Dan Slott retourne alors chez Marvel où il va poursuivre sa trajectoire ascendante. "Miss Hulk", puis "Avengers: The Initiative", des séries qui finissent d'installer le bonhomme chez l'éditeur : ce n'est pas un scénariste "bankable" comme on dit, pas un Brian M. Bendis ou un Mark Millar, mais il fait le job, et il le fait bien.
La consécration arrive enfin quand on l'appelle au chevet du personnage adoré de l'artiste, Spider-Man. La continuité de l'univers de l'Araignée vient d'être remise à zéro après "Un Jour nouveau" : Peter Parker n'a jamais été marié, son identité secrète (révélée dans Civil War) n'est plus public et il est à nouveau photographe sans le sous (il vit en colocation avec un policier). Un reboot vécu comme une hérésie par les lecteurs fidèles. Slott doit ramener le titre dans le bon chemin (comprendre, celui des ventes), et il sera l'homme de la situation. "36 façons de mourir" est la première saga qu'il scénarise après son arrivée sur le titre.
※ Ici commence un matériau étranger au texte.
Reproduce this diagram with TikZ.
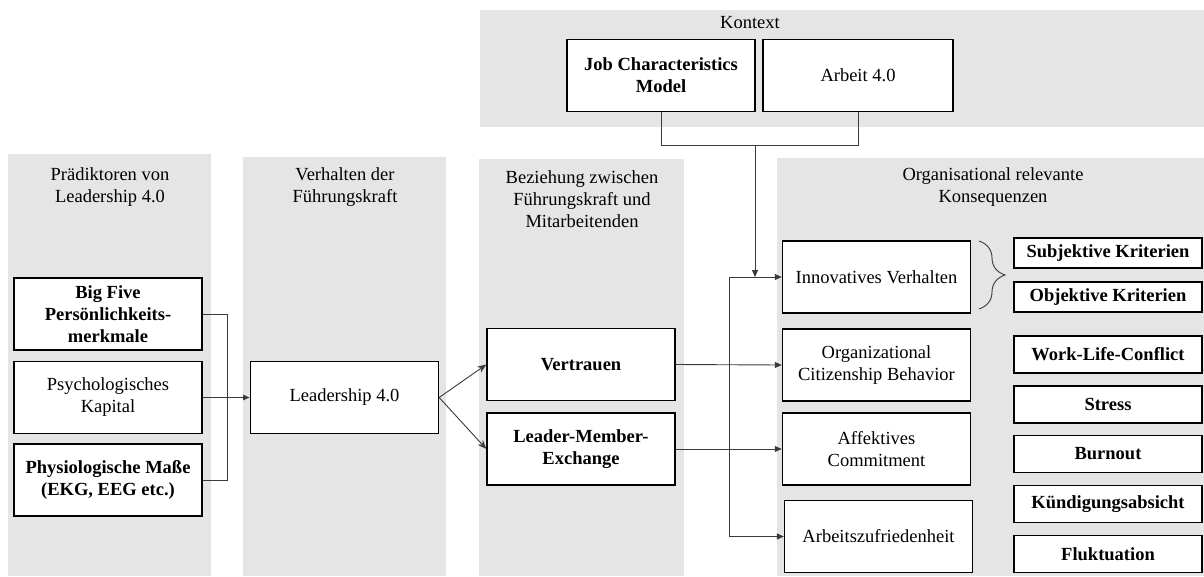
\documentclass[tikz,border=0pt]{standalone}
\usepackage{fontspec}
\setmainfont{Liberation Serif}
\newfontfamily\tnrfont{Liberation Serif}
\usetikzlibrary{arrows.meta,decorations.pathreplacing}
\definecolor{panelgray}{HTML}{E5E5E5}
\definecolor{linegray}{HTML}{3A3A3A}

\begin{document}
\begin{tikzpicture}[x=1pt,y=-1pt,
    box/.style={draw=black,line width=1.3pt,fill=white,align=center,inner sep=2pt,
        minimum width=188pt,minimum height=72pt,font=\tnrfont\fontsize{18.5}{22}\selectfont},
    sbox/.style={box,minimum height=30pt},
    mbox/.style={box,minimum height=37pt},
    title/.style={align=center,font=\tnrfont\fontsize{18.5}{22}\selectfont},
    conn/.style={linegray,line width=0.9pt},
    arr/.style={conn,-{Triangle[length=7pt,width=6pt]}}]
    \useasboundingbox (0,0) rectangle (1204,576);

    % Panels
    \fill[panelgray] (8,154) rectangle (211,576);
    \fill[panelgray] (243,157) rectangle (446,576);
    \fill[panelgray] (479,159) rectangle (684,576);
    \fill[panelgray] (777,158) rectangle (1204,576);
    \fill[panelgray] (480,10) rectangle (1204,127);

    \node[title] (tkon) at (750,23) {Kontext};
    \node[title] (tpra) at (110,187) {Prädiktoren von\\Leadership 4.0};
    \node[title] (tver) at (345,187) {Verhalten der\\Führungskraft};
    \node[title] (tbez) at (582,199) {Beziehung zwischen\\Führungskraft und\\Mitarbeitenden};
    \node[title] (tkons) at (993,187) {Organisational relevante\\Konsequenzen};

    % Context
    \node[box] (jcm) at (661,75.5) {\bfseries Job Characteristics\\\bfseries Model};
    \node[box,minimum width=190pt] (arb) at (858,75.5) {Arbeit 4.0};

    % Predictors and leadership
    \node[box] (pbig) at (108,314) {\bfseries Big Five\\\bfseries Persönlichkeits-\\\bfseries merkmale};
    \node[box] (ppsy) at (108,397.5) {Psychologisches\\Kapital};
    \node[box] (pphy) at (108,480) {\bfseries Physiologische Maße\\\bfseries (EKG, EEG etc.)};
    \node[box] (lead) at (344.5,397.5) {Leadership 4.0};

    % Relationship
    \node[box] (vert) at (581,364.5) {\bfseries Vertrauen};
    \node[box] (lmx) at (581,449) {\bfseries Leader-Member-\\\bfseries Exchange};

    % Consequences
    \node[box] (innov) at (876.5,277) {Innovatives Verhalten};
    \node[box] (ocb) at (876.5,365) {Organizational\\Citizenship Behavior};
    \node[box] (affc) at (876.5,449) {Affektives\\Commitment};
    \node[box] (azuf) at (878.5,536.5) {Arbeitszufriedenheit};

    \node[sbox] (subj) at (1108,253) {\bfseries Subjektive Kriterien};
    \node[sbox] (obj) at (1108,297) {\bfseries Objektive Kriterien};
    \node[mbox] (wlc) at (1108,354.5) {\bfseries Work-Life-Conflict};
    \node[mbox] (stress) at (1108,404.5) {\bfseries Stress};
    \node[mbox] (burn) at (1108,454) {\bfseries Burnout};
    \node[mbox] (kuend) at (1108,504) {\bfseries Kündigungsabsicht};
    \node[mbox] (fluk) at (1108,554) {\bfseries Fluktuation};

    % Joints
    \coordinate (pjoin) at (227,397.5);
    \coordinate (kjoin) at (755,145);
    \coordinate (bus) at (729,277);
    \coordinate (brtop) at (979,241);
    \coordinate (brbot) at (979,309);

    % Connectors
    \draw[conn] (pbig.east) -| (pjoin);
    \draw[conn] (pphy.east) -| (pjoin);
    \draw[conn] (jcm.south) |- (kjoin);
    \draw[conn] (arb.south) |- (kjoin);
    \draw[conn,decorate,decoration={brace,amplitude=26pt}] (brtop) -- (brbot);

    \path
	(ppsy.east) [arr,black,line width=1.2pt] edge (lead.west)
	(lead.east) [-{Stealth[length=9pt,width=7pt]},black,line width=1.6pt] edge (vert.west)
	(lead.east) [-{Stealth[length=9pt,width=7pt]},black,line width=1.6pt] edge (lmx.west)
	(vert.east) [arr,black,line width=1pt] edge (ocb.west)
	(lmx.east) [arr,black,line width=1pt] edge (affc.west)
	(kjoin) [arr] edge (kjoin |- bus)
	(bus) [arr,black,line width=1pt] edge (innov.west)
	(bus) [arr] edge [to path={|- (\tikztotarget)}] (azuf.west);
\end{tikzpicture}
\end{document}
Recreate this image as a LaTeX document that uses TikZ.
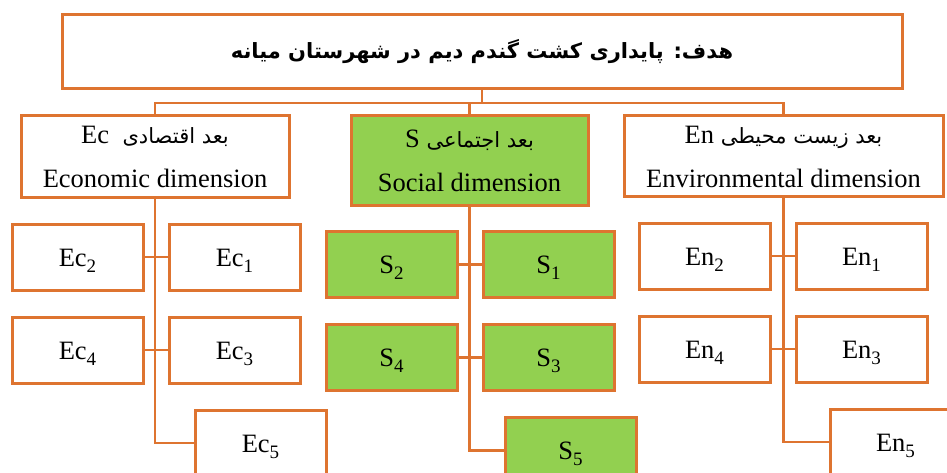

Et justement Panini Comics vient tout juste de la rééditer dans la collection Marvel Deluxe.

Et Spidey va avoir fort à faire, puisqu'il va affronter du lourd, du très lourd. Imaginez un peu : Norman Osborn alias le Bouffon Vert, alors à la tête du groupe des Thunderbolts comprenant Venom, et Eddie Brock, ancien adversaire de l'Araignée passé du côté des gentils. Mine de rien, Slott ramène en une seule fois pas moins de trois des grands adversaires historiques du héros. Et tout ce beau monde aux trousses du héros, bien entendu.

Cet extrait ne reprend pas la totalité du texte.